Leave out the pictures, and write out exactly the lines from the beginning of the material to the line holding "const isPow10 = v", that line included, and nothing else.
-- Start Recorded data --
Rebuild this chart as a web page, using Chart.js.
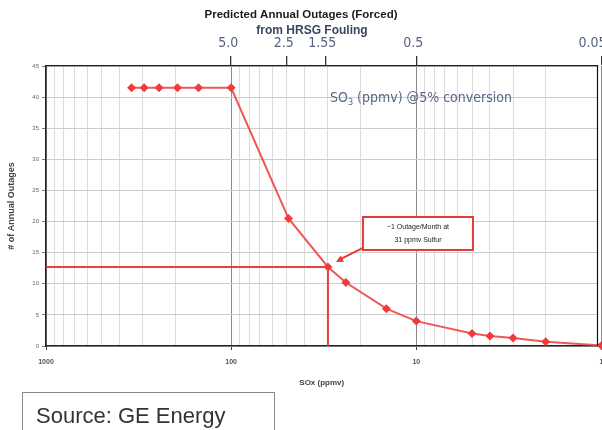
<!DOCTYPE html>
<html><head><meta charset="utf-8">
<script src="https://cdn.jsdelivr.net/npm/chart.js@4/dist/chart.umd.min.js"></script>
<style>
html,body{margin:0;padding:0;background:#fff;}
#wrap{position:relative;width:602px;height:430px;overflow:hidden;background:#fff;}
canvas{position:absolute;left:0;top:0;}
#src{position:absolute;left:22px;top:392px;width:253px;height:46px;border:1px solid #8a8a8a;font-family:'Liberation Sans',Arial,sans-serif;font-size:22px;color:#333;box-sizing:border-box;padding:10px 0 0 13px;}
</style></head>
<body><div id="wrap"><canvas id="c" width="602" height="430"></canvas><div id="src">Source: GE Energy</div></div>
<script>
// SOx (ppmv) vs predicted annual forced outages
const sox = [345, 295, 245, 195, 150, 100, 49, 30, 24, 14.5, 10, 5, 4, 3, 2, 1];
const outages = [41.5, 41.5, 41.5, 41.5, 41.5, 41.5, 20.5, 12.7, 10.2, 6, 4, 2, 1.6, 1.3, 0.7, 0.1];
// marker: ~1 outage/month at ~31 ppmv
const markerSox = 30;
const markerOutages = 12.7;
// tick labels
const xTickLabels = [1000, 100, 10, 1];
const so3TickValues = [100, 50, 31, 10, 1];
const so3TickLabels = ['5.0', '2.5', '1.55', '0.5', '0.05   '];
const titleLines = ['Predicted Annual Outages (Forced)', 'from HRSG Fouling'];

const isPow10 = v => Math.abs(Math.log10(v) - Math.round(Math.log10(v))) < 1e-9;

const overlay = {
  id: 'overlay',
  afterDraw(chart) {
    const ctx = chart.ctx;
    const a = chart.chartArea;
    const xs = chart.scales.x, ys = chart.scales.y;
    ctx.save();
    // right border
    ctx.strokeStyle = '#111'; ctx.lineWidth = 1.2;
    ctx.beginPath(); ctx.moveTo(a.right, a.top); ctx.lineTo(a.right, a.bottom); ctx.stroke();
    // titles
    ctx.textAlign = 'center'; ctx.textBaseline = 'middle';
    ctx.fillStyle = '#1c1c1c';
    ctx.font = 'bold 11.5px "Liberation Sans", Arial, sans-serif';
    ctx.fillText(titleLines[0], 301, 15);
    ctx.fillStyle = '#3a4560';
    ctx.font = 'bold 12px "Liberation Sans", Arial, sans-serif';
    ctx.fillText(titleLines[1], 312, 31);
    // SO3 label
    ctx.textAlign = 'left'; ctx.textBaseline = 'alphabetic';
    ctx.fillStyle = '#5a6788';
    ctx.font = '14px "DejaVu Sans Condensed", "Liberation Sans", Arial, sans-serif';
    let tx = 330, ty = 102;
    ctx.fillText('SO', tx, ty); tx += ctx.measureText('SO').width;
    ctx.font = '9px "DejaVu Sans Condensed", Arial, sans-serif';
    ctx.fillText('3', tx, ty + 3); tx += ctx.measureText('3').width;
    ctx.font = '14px "DejaVu Sans Condensed", "Liberation Sans", Arial, sans-serif';
    ctx.fillText(' (ppmv) @5% conversion', tx, ty);
    // annotation
    const px = xs.getPixelForValue(markerSox), py = ys.getPixelForValue(markerOutages);
    const bx = px + 35, by = py - 50, bw = 110, bh = 33;
    ctx.strokeStyle = '#e23a3a'; ctx.lineWidth = 2;
    const sx = bx + 2, sy = by + bh - 3, ex = px + 8, ey = py - 5;
    ctx.beginPath(); ctx.moveTo(sx, sy); ctx.lineTo(ex + 3, ey - 2); ctx.stroke();
    ctx.fillStyle = '#e23a3a';
    ctx.beginPath();
    const ang = Math.atan2(ey - sy, ex - sx);
    ctx.moveTo(ex, ey);
    ctx.lineTo(ex - 8 * Math.cos(ang - 0.45), ey - 8 * Math.sin(ang - 0.45));
    ctx.lineTo(ex - 8 * Math.cos(ang + 0.45), ey - 8 * Math.sin(ang + 0.45));
    ctx.closePath(); ctx.fill();
    ctx.fillStyle = '#fff';
    ctx.fillRect(bx, by, bw, bh);
    ctx.strokeRect(bx, by, bw, bh);
    ctx.fillStyle = '#222'; ctx.textAlign = 'center'; ctx.textBaseline = 'middle';
    ctx.font = '7px "Liberation Sans", Arial, sans-serif';
    ctx.fillText('~1 Outage/Month at', bx + bw / 2, by + 10);
    ctx.fillText('31 ppmv Sulfur', bx + bw / 2, by + 23);
    ctx.restore();
  }
};

const minorTicks = [];
for (let d = 1; d < 1000; d *= 10) for (let m = 1; m < 10; m++) minorTicks.push(m * d);
minorTicks.push(1000);

new Chart(document.getElementById('c'), {
  type: 'line',
  data: {
    datasets: [
      {
        data: sox.map((x, i) => ({ x, y: outages[i] })),
        borderColor: 'rgba(238,70,70,0.9)', backgroundColor: 'rgba(238,60,60,1)',
        borderWidth: 2, pointStyle: 'rectRot', pointRadius: 4.5, pointBorderWidth: 0,
        xAxisID: 'x', yAxisID: 'y', tension: 0, clip: 6
      },
      {
        data: [{ x: 1000, y: markerOutages }, { x: markerSox, y: markerOutages }, { x: markerSox, y: 0 }],
        borderColor: 'rgba(232,55,55,0.95)', borderWidth: 2, pointRadius: 0,
        xAxisID: 'x', yAxisID: 'y', tension: 0
      }
    ]
  },
  options: {
    responsive: false, animation: false, devicePixelRatio: 1,
    layout: { padding: { left: 0, right: 4, top: 0, bottom: 0 } },
    plugins: { legend: { display: false }, tooltip: { enabled: false }, title: { display: false } },
    scales: {
      x: {
        type: 'logarithmic', position: 'bottom', min: 1.05, max: 1000, reverse: true,
        afterBuildTicks: s => { s.ticks = minorTicks.map(v => ({ value: v, major: isPow10(v) })); },
        afterFit: s => { s.height = 84; s.paddingLeft = 0; s.paddingRight = 0; },
        ticks: {
          autoSkip: false, maxRotation: 0, padding: 8,
          font: { size: 7, weight: 'bold', family: '"Liberation Sans", Arial, sans-serif' }, color: '#555',
          callback: v => (xTickLabels.includes(v) ? String(v) : '')
        },
        grid: {
          color: c => (c.tick && isPow10(c.tick.value) ? '#8a8a8a' : '#dcdcdc'),
          tickColor: c => (c.tick && isPow10(c.tick.value) ? '#444' : 'rgba(0,0,0,0)'),
          tickLength: 4, lineWidth: 1
        },
        border: { color: '#222', width: 1.5 },
        title: {
          display: true, text: 'SOx (ppmv)', color: '#444',
          font: { size: 8, weight: 'bold', family: '"Liberation Sans", Arial, sans-serif' },
          padding: { top: 0, bottom: 42 }
        }
      },
      x2: {
        type: 'logarithmic', position: 'top', min: 1.05, max: 1000, reverse: true,
        afterBuildTicks: s => { s.ticks = so3TickValues.map(v => ({ value: v })); },
        afterFit: s => { s.height = 66; s.paddingLeft = 0; s.paddingRight = 0; },
        ticks: {
          autoSkip: false, maxRotation: 0, padding: 4, labelOffset: -3,
          font: { size: 14, family: '"DejaVu Sans Condensed", "Liberation Sans", Arial, sans-serif' },
          color: '#56627e',
          callback: (v, i) => so3TickLabels[so3TickValues.indexOf(v)]
        },
        grid: { drawOnChartArea: false, tickLength: 10, tickColor: '#333', lineWidth: 1.3 },
        border: { color: '#222', width: 1.3 }
      },
      y: {
        type: 'linear', position: 'left', min: 0, max: 45,
        afterFit: s => { s.width = 46; s.paddingTop = 0; s.paddingBottom = 0; },
        ticks: {
          stepSize: 5, padding: 3,
          font: { size: 6, family: '"Liberation Sans", Arial, sans-serif' }, color: '#666'
        },
        grid: { color: '#cdcdcd', tickColor: '#777', tickLength: 4 },
        border: { color: '#222', width: 1.5 },
        title: {
          display: true, text: '# of Annual Outages', color: '#444',
          font: { size: 9, weight: 'bold', family: '"Liberation Sans", Arial, sans-serif' },
          padding: { top: 6, bottom: 0 }
        }
      }
    }
  },
  plugins: [overlay]
});
</script>
</body></html>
-- End Recorded data --
> [Task result]:
Rebuild this chart as a web page, using Chart.js.
<!DOCTYPE html>
<html><head><meta charset="utf-8">
<script src="https://cdn.jsdelivr.net/npm/chart.js@4/dist/chart.umd.min.js"></script>
<style>
html,body{margin:0;padding:0;background:#fff;}
#wrap{position:relative;width:602px;height:430px;overflow:hidden;background:#fff;}
canvas{position:absolute;left:0;top:0;}
#src{position:absolute;left:22px;top:392px;width:253px;height:46px;border:1px solid #8a8a8a;font-family:'Liberation Sans',Arial,sans-serif;font-size:22px;color:#333;box-sizing:border-box;padding:10px 0 0 13px;}
</style></head>
<body><div id="wrap"><canvas id="c" width="602" height="430"></canvas><div id="src">Source: GE Energy</div></div>
<script>
// SOx (ppmv) vs predicted annual forced outages
const sox = [345, 295, 245, 195, 150, 100, 49, 30, 24, 14.5, 10, 5, 4, 3, 2, 1];
const outages = [41.5, 41.5, 41.5, 41.5, 41.5, 41.5, 20.5, 12.7, 10.2, 6, 4, 2, 1.6, 1.3, 0.7, 0.1];
// marker: ~1 outage/month at ~31 ppmv
const markerSox = 30;
const markerOutages = 12.7;
// tick labels
const xTickLabels = [1000, 100, 10, 1];
const so3TickValues = [100, 50, 31, 10, 1];
const so3TickLabels = ['5.0', '2.5', '1.55', '0.5', '0.05   '];
const titleLines = ['Predicted Annual Outages (Forced)', 'from HRSG Fouling'];

const isPow10 = v => Math.abs(Math.log10(v) - Math.round(Math.log10(v))) < 1e-9;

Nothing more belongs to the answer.